GIVEN TASK: Report the number of lines that include "this", with no additional text.
-------------------------
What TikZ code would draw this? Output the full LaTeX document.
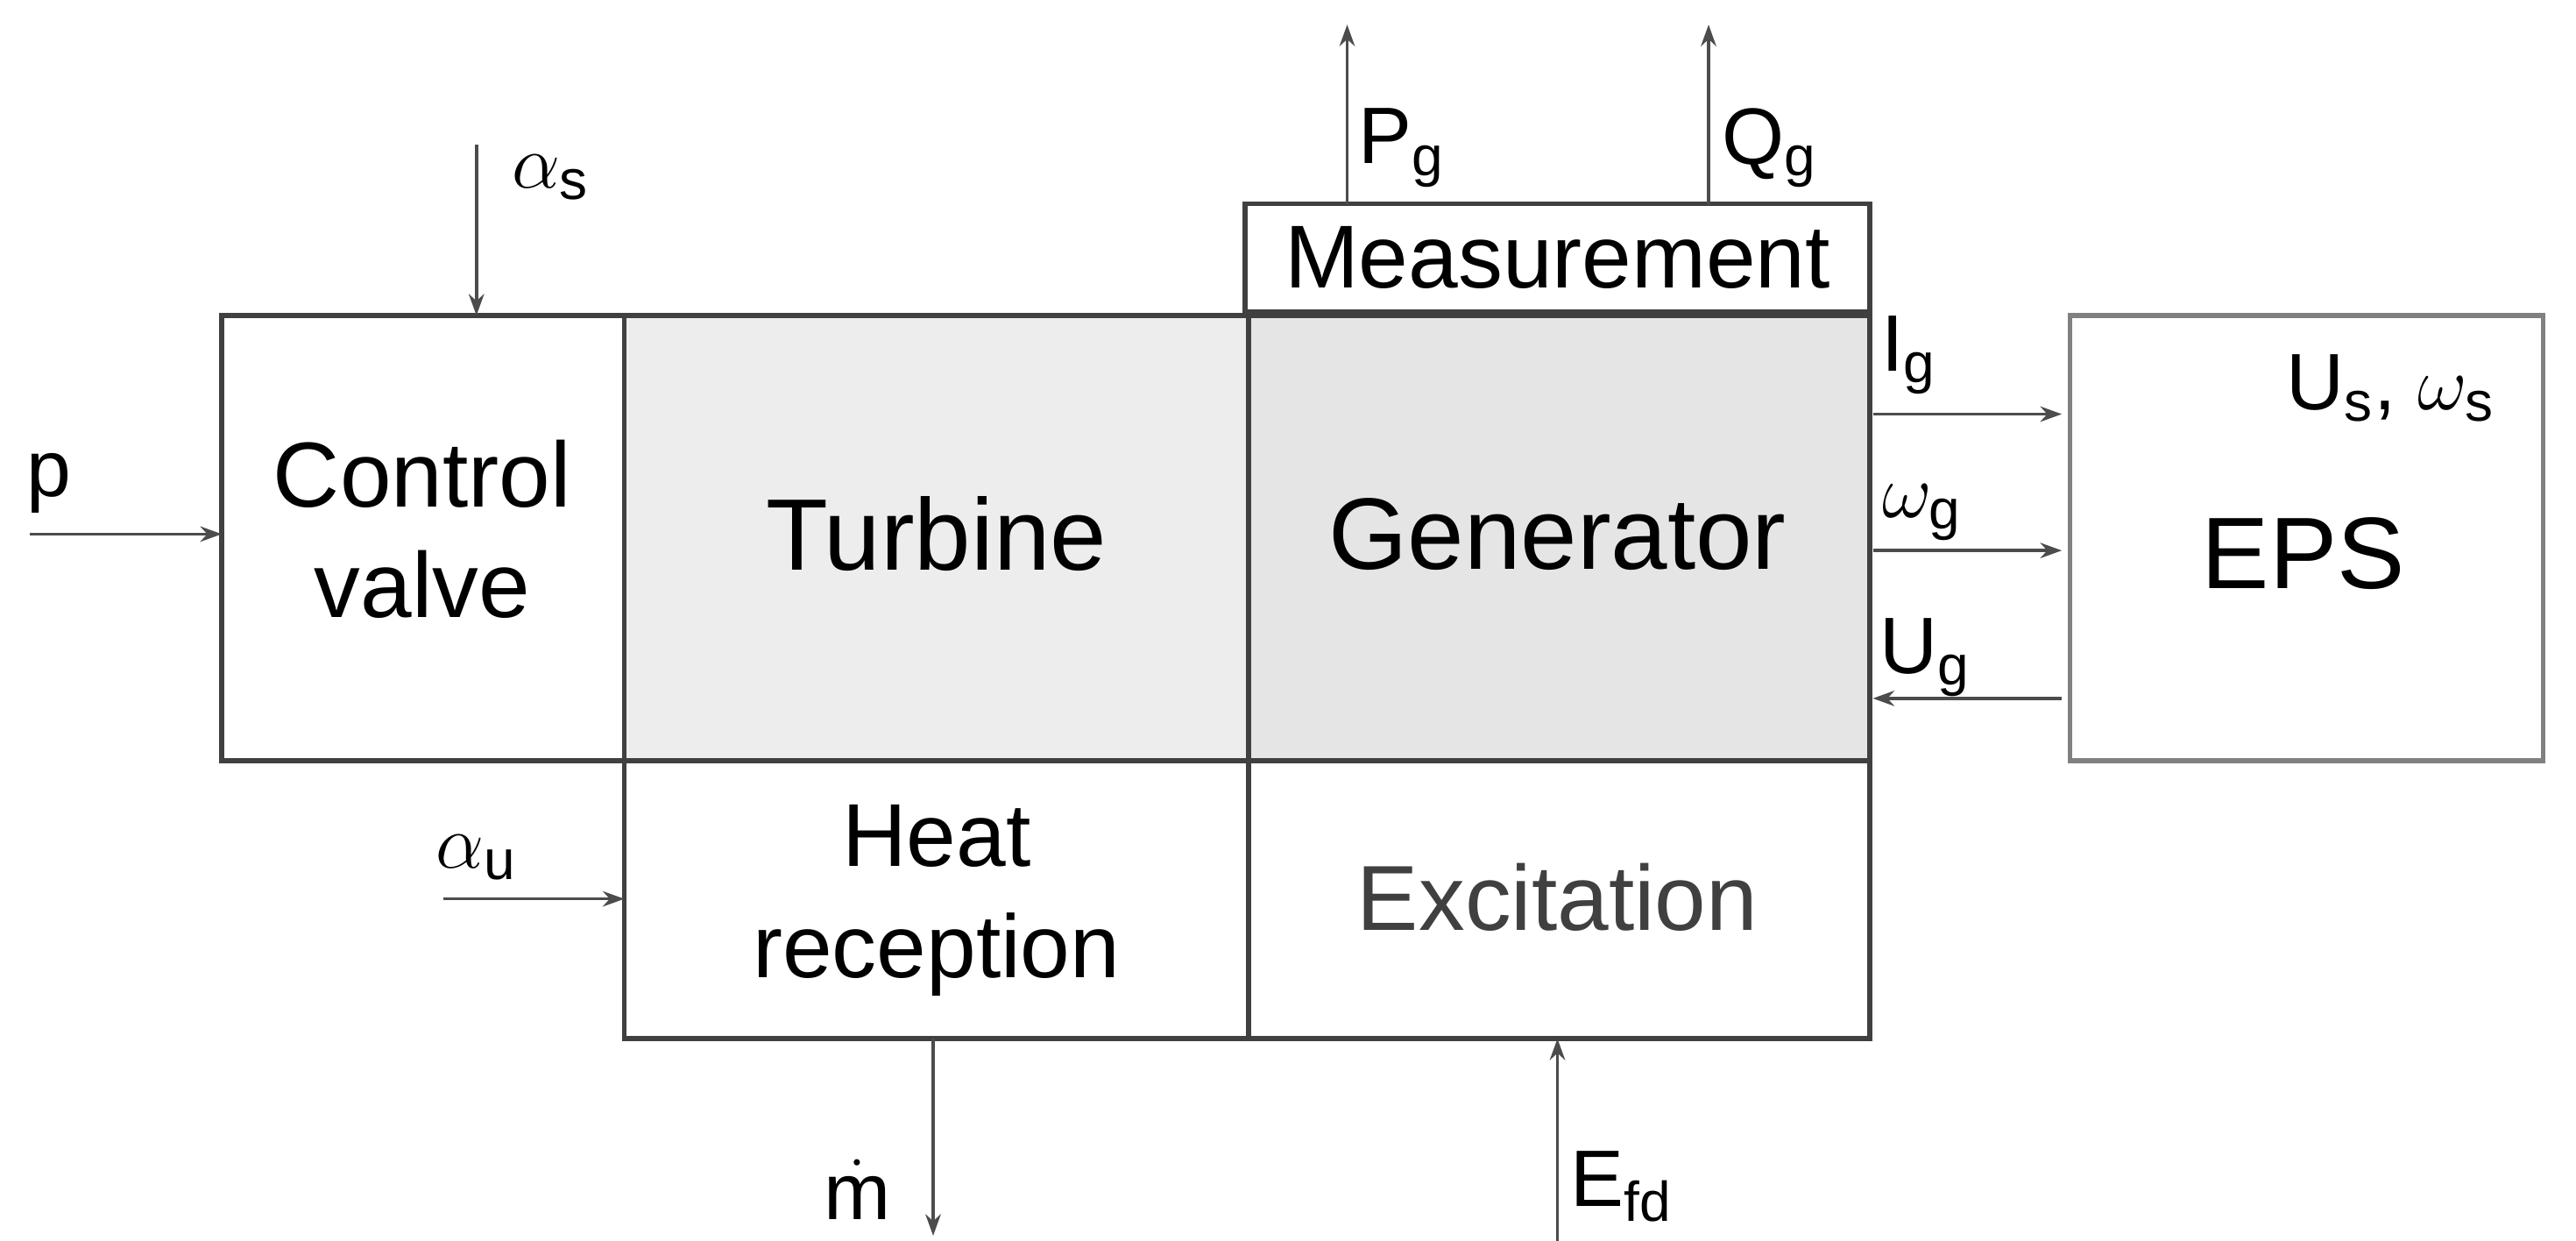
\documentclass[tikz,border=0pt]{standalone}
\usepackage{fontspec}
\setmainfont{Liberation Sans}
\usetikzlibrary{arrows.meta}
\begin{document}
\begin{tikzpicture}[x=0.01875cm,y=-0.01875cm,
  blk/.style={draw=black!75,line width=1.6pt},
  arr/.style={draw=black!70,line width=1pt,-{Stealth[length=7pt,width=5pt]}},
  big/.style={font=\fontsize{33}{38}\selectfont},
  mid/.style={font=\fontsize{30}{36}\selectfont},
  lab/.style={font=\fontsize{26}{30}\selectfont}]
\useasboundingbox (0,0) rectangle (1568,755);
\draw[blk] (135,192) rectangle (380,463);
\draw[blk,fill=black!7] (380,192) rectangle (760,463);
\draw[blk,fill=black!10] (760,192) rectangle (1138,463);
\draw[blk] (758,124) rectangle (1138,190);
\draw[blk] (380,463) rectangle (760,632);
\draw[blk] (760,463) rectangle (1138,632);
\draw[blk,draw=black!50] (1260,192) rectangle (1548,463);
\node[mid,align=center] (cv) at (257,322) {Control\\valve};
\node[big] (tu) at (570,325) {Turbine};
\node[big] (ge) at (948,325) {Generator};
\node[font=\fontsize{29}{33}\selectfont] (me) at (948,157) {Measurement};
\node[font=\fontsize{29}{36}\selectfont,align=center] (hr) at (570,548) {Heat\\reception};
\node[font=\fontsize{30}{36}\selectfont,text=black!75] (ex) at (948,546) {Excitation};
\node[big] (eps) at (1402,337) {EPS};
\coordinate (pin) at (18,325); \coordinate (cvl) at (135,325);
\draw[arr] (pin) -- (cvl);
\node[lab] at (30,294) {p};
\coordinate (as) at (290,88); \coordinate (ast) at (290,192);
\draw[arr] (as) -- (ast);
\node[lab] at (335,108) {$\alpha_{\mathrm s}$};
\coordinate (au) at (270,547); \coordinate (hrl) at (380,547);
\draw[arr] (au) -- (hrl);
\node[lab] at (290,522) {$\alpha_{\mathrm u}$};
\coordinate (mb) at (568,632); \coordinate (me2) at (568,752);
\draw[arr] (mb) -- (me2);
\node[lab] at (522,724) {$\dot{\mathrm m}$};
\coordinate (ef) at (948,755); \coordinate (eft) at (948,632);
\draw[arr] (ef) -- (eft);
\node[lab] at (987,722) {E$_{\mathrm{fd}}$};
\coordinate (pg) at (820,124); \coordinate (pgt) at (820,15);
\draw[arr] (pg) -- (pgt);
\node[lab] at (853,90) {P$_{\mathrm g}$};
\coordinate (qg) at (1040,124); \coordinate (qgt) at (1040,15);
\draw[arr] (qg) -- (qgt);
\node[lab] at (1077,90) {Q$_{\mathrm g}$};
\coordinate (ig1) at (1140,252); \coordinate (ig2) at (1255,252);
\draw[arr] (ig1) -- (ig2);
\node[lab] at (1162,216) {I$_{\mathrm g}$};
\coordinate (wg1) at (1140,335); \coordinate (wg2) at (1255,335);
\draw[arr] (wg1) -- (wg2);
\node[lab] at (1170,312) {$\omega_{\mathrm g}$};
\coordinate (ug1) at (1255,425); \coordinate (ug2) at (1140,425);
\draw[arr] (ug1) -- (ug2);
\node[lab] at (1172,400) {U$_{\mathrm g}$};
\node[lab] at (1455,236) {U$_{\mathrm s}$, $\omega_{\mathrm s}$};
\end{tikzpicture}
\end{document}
-------------------------
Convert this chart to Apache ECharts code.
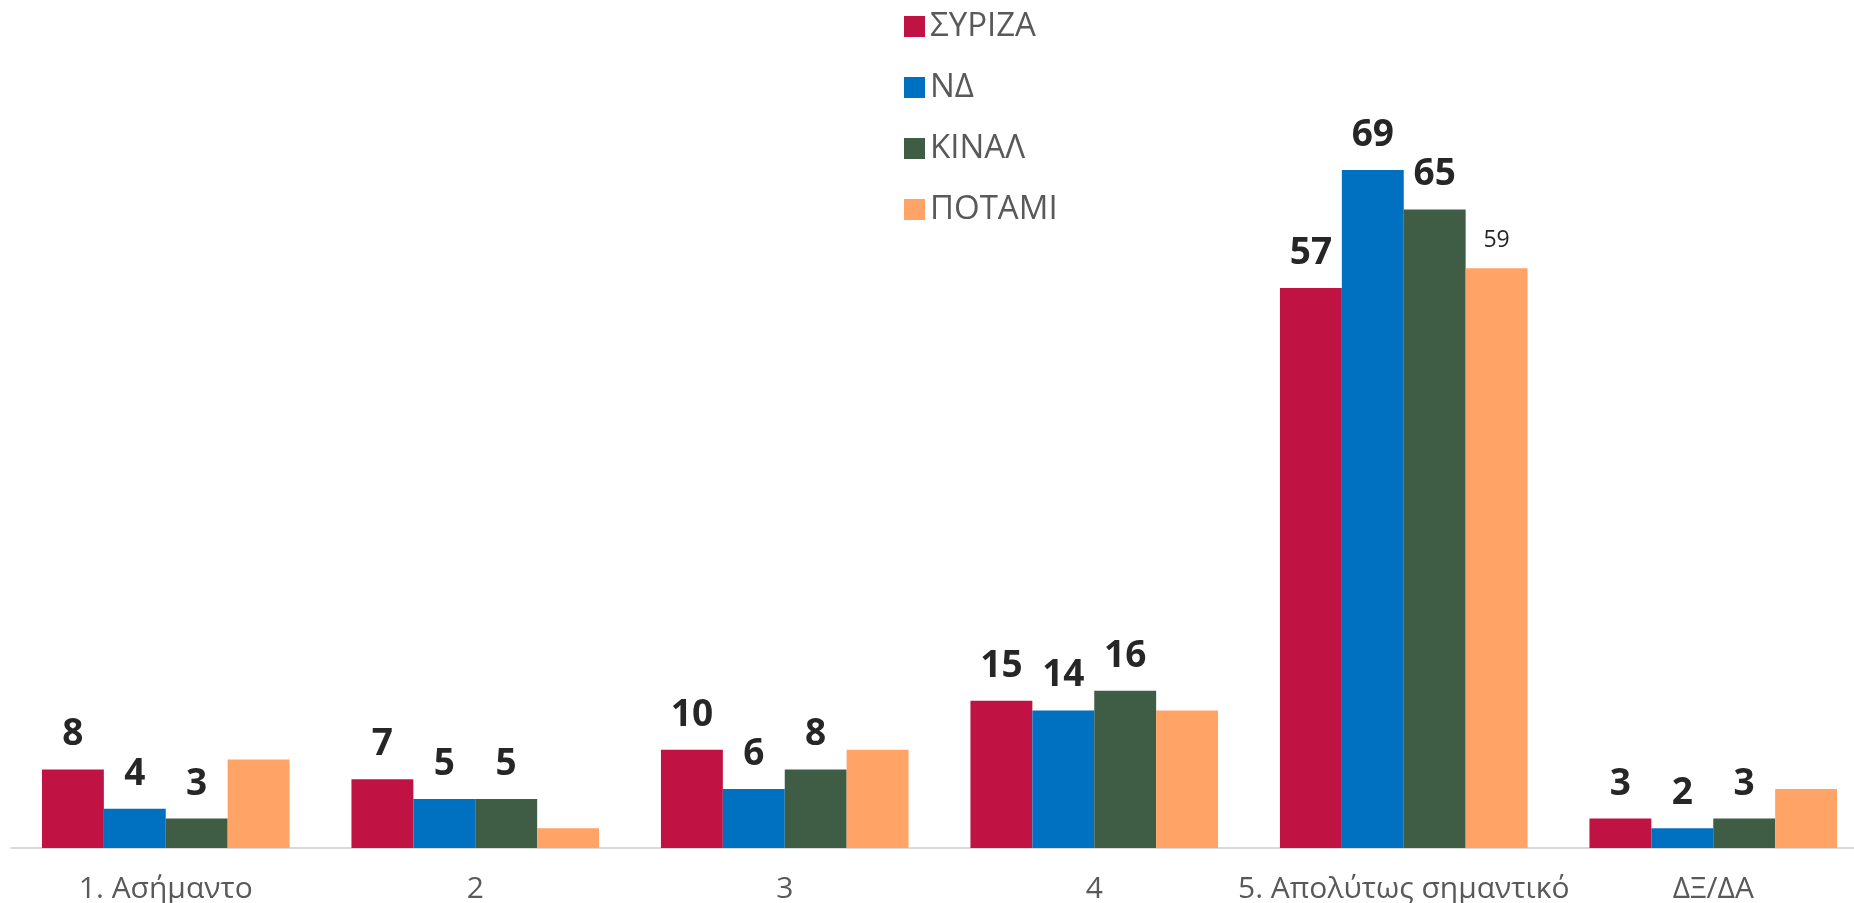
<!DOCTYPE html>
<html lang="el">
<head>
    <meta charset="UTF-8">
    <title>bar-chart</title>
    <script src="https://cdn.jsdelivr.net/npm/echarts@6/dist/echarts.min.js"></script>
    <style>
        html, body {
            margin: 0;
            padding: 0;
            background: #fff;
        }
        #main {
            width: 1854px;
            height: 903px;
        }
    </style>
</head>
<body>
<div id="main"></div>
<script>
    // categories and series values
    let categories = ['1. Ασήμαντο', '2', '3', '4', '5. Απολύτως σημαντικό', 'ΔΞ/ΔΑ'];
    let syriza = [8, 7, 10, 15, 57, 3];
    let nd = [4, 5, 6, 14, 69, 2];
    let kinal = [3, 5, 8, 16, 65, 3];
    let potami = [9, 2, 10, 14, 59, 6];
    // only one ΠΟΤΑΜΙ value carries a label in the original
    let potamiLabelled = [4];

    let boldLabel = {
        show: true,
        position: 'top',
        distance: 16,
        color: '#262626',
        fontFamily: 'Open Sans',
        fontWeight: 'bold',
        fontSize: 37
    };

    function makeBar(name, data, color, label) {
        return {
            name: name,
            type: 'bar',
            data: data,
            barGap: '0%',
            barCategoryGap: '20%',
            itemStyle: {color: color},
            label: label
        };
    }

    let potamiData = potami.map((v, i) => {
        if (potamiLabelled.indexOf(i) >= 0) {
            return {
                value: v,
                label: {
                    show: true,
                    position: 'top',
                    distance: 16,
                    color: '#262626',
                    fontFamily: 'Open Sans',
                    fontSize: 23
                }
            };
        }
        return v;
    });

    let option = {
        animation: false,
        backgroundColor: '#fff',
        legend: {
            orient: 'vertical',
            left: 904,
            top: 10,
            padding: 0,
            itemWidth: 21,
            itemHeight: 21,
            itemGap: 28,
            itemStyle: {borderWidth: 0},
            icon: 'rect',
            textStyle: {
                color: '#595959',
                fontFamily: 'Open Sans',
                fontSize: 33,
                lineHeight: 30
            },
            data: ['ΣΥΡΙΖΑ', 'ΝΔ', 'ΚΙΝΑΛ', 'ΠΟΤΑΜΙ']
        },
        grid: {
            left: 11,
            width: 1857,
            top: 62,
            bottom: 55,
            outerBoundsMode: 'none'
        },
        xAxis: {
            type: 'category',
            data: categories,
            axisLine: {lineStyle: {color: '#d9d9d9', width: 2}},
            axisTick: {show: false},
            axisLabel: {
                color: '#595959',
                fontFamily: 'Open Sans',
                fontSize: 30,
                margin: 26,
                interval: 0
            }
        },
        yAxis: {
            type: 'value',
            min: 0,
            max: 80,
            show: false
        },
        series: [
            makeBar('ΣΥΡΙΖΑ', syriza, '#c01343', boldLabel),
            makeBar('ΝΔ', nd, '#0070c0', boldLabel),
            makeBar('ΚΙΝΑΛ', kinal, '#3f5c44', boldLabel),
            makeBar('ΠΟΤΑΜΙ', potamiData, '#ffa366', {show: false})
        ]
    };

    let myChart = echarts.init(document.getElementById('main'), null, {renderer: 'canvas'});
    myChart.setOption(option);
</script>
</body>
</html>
-------------------------
FULL OUTPUT: 2